RAW DATA:
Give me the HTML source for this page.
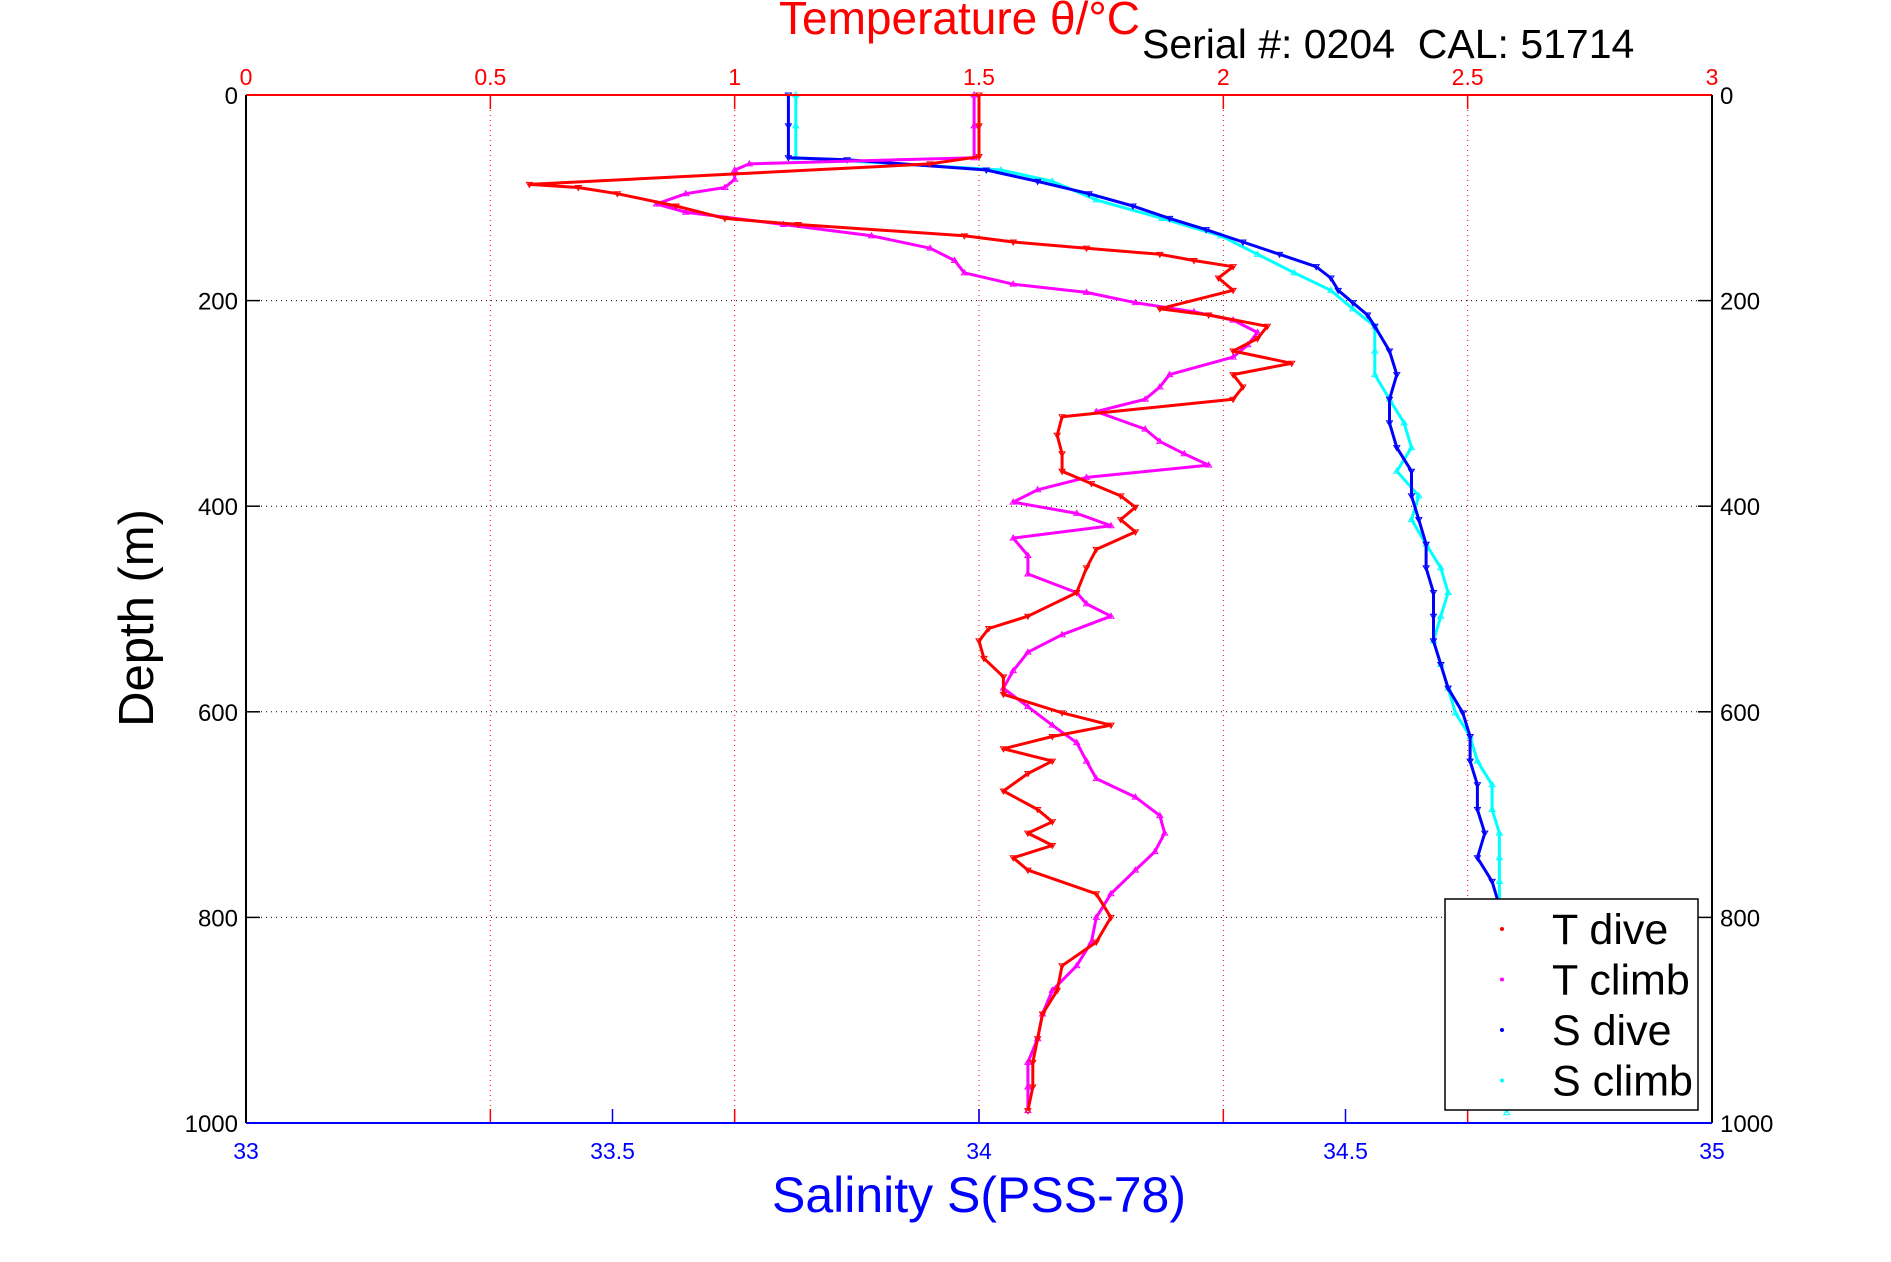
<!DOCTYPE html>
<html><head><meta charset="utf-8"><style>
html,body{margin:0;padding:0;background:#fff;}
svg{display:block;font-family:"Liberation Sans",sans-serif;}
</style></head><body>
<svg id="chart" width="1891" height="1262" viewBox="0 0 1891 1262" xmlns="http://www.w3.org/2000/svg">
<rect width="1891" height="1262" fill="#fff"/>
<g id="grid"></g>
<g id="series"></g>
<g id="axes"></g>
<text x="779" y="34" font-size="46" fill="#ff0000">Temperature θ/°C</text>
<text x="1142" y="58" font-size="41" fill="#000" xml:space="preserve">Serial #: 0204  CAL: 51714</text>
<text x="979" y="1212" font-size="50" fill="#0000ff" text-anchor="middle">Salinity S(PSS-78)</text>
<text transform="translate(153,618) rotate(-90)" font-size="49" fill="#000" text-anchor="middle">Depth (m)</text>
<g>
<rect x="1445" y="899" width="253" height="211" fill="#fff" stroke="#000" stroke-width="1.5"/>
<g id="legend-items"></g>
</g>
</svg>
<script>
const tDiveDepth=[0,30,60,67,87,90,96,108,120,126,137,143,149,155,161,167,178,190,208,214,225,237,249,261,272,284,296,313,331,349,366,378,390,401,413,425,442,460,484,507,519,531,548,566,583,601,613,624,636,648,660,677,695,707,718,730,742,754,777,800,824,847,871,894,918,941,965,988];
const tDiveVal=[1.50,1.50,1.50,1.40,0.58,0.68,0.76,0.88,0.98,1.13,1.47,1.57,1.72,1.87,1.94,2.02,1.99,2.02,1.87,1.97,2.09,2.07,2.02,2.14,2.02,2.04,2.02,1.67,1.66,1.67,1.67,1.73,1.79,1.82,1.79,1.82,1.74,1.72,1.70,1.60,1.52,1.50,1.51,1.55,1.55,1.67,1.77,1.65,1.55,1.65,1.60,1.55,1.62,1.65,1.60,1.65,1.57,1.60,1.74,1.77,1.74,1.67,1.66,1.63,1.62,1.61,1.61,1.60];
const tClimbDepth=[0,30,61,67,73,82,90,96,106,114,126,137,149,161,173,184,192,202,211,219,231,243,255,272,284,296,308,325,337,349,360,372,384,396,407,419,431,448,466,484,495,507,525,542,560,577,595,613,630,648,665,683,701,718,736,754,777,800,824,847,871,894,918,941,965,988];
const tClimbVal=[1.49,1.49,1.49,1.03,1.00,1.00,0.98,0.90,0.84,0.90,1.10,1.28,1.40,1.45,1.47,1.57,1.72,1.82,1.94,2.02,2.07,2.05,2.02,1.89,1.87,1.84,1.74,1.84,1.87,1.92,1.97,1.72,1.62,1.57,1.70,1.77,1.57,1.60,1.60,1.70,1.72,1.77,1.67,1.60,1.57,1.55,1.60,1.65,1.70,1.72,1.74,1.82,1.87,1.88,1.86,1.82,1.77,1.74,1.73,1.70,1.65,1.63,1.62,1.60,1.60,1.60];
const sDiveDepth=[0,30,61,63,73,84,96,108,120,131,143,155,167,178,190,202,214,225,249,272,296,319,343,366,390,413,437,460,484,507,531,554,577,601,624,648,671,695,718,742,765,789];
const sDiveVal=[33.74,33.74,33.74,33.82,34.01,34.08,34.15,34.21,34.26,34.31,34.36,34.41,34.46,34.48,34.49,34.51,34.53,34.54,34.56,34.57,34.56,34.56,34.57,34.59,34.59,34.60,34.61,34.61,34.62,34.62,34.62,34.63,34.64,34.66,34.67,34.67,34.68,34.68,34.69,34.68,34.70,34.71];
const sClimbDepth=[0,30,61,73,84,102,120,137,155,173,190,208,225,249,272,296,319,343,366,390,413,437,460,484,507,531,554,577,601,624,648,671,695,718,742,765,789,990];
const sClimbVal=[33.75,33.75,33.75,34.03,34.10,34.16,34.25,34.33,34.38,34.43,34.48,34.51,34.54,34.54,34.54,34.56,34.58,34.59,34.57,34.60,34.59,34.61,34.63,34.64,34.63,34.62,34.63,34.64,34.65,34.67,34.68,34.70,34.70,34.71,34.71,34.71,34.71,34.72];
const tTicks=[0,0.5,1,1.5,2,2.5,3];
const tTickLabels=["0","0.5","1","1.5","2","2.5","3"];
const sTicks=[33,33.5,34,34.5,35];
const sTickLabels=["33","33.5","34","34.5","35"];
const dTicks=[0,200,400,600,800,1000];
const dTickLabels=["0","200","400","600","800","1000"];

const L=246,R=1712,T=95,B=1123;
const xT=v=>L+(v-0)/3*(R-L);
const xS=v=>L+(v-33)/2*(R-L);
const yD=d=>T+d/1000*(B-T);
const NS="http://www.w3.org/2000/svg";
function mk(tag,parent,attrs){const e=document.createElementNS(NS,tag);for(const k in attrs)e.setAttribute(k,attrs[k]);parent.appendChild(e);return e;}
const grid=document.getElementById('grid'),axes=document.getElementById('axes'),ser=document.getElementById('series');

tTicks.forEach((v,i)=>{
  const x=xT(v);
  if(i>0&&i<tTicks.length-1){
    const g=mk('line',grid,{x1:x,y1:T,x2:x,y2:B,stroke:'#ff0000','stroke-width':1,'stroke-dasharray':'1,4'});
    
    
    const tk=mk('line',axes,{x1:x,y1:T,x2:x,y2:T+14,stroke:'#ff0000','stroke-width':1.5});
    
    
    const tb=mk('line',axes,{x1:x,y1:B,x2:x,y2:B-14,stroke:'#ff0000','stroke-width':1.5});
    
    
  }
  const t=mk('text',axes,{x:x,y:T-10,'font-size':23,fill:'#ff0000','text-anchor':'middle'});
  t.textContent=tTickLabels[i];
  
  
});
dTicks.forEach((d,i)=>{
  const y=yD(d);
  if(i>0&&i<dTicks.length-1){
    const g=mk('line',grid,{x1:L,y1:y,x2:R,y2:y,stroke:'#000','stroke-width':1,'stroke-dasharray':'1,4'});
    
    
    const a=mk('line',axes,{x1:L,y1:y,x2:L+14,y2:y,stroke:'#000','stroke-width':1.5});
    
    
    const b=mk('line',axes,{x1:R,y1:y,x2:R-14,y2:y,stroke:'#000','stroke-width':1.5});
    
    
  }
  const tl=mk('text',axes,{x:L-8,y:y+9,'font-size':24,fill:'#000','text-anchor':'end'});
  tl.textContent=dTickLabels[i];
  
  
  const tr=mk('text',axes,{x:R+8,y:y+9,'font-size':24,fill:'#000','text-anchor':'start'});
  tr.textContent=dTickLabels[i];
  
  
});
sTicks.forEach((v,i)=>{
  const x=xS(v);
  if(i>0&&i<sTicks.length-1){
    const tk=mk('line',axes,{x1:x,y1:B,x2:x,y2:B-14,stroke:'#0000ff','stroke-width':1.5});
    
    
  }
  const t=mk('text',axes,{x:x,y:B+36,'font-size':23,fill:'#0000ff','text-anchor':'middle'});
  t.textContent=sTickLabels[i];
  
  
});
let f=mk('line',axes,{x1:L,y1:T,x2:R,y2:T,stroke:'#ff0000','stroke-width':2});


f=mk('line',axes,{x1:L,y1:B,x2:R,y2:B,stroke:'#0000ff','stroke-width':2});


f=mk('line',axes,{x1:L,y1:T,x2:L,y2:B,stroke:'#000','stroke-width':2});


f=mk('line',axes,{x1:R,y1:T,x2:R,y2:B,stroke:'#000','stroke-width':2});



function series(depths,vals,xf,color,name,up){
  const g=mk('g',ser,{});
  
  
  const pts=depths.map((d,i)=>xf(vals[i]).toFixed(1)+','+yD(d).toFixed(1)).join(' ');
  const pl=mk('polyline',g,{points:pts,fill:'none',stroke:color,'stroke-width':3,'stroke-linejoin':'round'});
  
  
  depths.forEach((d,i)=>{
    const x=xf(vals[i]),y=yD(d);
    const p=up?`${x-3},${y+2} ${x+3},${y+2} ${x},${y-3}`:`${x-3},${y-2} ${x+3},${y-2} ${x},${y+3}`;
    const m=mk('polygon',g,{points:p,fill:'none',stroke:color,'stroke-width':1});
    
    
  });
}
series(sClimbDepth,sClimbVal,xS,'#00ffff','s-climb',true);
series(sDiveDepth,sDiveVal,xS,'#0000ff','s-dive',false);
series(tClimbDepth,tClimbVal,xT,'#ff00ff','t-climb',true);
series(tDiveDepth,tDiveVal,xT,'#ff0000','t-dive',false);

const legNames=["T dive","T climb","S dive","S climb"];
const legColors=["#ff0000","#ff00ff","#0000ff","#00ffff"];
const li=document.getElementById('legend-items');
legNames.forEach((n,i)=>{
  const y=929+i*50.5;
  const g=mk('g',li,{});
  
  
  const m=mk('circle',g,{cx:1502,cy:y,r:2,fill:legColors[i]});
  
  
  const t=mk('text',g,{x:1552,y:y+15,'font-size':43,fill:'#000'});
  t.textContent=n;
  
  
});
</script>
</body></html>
...
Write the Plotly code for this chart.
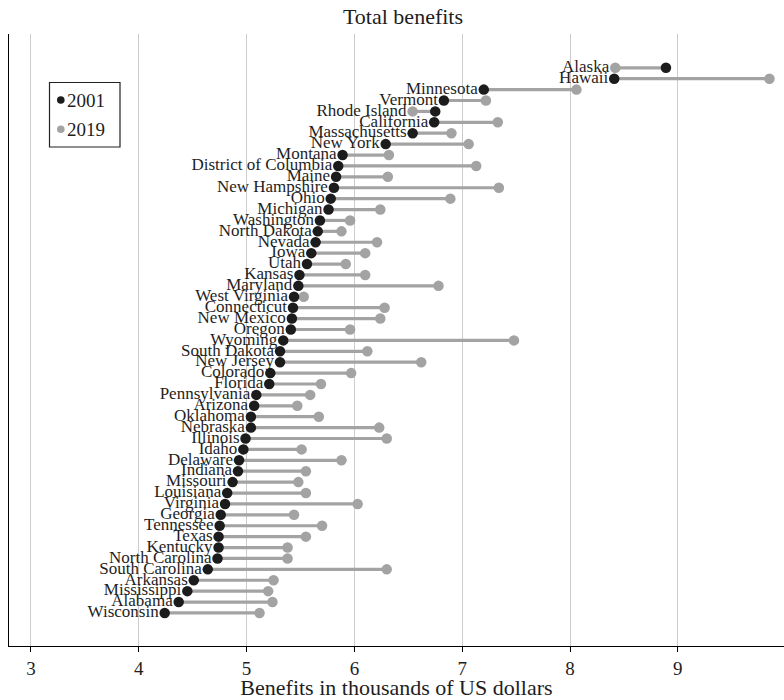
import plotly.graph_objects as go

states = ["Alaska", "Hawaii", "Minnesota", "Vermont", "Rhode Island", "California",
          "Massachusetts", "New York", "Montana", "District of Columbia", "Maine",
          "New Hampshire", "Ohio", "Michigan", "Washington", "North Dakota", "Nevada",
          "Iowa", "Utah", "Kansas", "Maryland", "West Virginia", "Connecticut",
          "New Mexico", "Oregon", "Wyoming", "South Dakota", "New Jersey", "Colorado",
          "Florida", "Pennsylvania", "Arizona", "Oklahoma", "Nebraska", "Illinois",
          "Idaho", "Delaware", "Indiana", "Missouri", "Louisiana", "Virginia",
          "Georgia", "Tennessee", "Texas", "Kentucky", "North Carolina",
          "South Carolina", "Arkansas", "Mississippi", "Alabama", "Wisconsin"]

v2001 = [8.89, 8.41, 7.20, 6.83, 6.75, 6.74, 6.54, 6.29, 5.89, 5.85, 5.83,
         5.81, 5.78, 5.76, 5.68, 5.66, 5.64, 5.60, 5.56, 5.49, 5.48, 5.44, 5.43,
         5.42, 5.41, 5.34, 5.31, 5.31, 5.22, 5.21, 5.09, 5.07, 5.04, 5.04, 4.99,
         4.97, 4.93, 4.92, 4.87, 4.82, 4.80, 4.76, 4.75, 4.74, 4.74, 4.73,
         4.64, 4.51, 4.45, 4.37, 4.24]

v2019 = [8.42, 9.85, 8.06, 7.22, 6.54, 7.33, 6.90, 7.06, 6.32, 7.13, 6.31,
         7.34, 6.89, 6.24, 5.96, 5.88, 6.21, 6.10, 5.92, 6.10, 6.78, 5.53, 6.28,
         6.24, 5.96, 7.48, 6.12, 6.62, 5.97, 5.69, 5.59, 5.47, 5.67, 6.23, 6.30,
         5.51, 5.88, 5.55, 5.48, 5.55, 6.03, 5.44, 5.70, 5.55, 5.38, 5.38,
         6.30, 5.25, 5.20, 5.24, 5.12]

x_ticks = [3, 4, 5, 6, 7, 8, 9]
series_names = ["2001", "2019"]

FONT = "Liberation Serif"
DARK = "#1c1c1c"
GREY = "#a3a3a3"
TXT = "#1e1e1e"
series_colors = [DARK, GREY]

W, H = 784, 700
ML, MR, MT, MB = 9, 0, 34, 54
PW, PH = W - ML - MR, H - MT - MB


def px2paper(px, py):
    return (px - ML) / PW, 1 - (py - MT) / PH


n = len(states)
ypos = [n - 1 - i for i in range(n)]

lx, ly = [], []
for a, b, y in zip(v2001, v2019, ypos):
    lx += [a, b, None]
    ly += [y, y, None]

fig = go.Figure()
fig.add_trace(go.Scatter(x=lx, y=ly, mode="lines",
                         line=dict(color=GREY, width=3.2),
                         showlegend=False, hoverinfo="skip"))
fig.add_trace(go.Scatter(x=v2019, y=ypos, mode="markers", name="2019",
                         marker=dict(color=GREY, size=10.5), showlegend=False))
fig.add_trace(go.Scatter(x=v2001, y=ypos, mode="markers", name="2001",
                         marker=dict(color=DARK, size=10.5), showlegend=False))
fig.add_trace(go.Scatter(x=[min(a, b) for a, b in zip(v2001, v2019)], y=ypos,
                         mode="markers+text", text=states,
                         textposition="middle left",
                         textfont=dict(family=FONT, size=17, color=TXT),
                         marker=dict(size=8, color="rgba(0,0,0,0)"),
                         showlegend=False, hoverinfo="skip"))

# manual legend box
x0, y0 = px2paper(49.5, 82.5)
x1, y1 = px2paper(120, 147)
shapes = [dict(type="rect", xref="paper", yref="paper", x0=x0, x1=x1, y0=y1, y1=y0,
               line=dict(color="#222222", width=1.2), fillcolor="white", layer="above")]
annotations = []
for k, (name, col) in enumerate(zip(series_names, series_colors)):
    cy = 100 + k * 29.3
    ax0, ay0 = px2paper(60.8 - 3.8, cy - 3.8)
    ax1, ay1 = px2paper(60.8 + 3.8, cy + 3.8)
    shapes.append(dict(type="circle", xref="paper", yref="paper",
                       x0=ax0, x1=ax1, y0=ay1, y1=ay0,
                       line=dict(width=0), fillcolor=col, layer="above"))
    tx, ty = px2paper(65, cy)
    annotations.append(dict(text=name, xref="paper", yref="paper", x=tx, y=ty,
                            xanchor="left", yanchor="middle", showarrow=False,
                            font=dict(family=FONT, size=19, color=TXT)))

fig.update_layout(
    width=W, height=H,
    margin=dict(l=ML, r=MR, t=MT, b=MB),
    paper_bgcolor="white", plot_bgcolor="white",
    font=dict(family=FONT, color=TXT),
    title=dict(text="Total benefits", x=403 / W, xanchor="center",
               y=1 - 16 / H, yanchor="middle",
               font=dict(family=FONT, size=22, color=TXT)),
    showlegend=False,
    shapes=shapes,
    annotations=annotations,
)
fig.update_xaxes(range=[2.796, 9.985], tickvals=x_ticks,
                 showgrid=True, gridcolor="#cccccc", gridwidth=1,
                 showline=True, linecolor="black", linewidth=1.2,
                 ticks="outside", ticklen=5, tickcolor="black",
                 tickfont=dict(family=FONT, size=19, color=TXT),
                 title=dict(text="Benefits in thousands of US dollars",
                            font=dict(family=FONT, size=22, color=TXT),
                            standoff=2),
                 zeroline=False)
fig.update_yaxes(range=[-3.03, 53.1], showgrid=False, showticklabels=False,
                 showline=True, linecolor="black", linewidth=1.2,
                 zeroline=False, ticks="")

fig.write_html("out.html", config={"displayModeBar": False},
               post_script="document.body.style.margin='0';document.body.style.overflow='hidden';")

WRITTEN PROBLEM: Using the entries above, write out exactly the lines from the one with "Write the Plotly code for this chart." through the one with "import plotly.graph_objects as go", ends included. Leave out any pictures.

FULL RESPONSE:
Write the Plotly code for this chart.
import plotly.graph_objects as go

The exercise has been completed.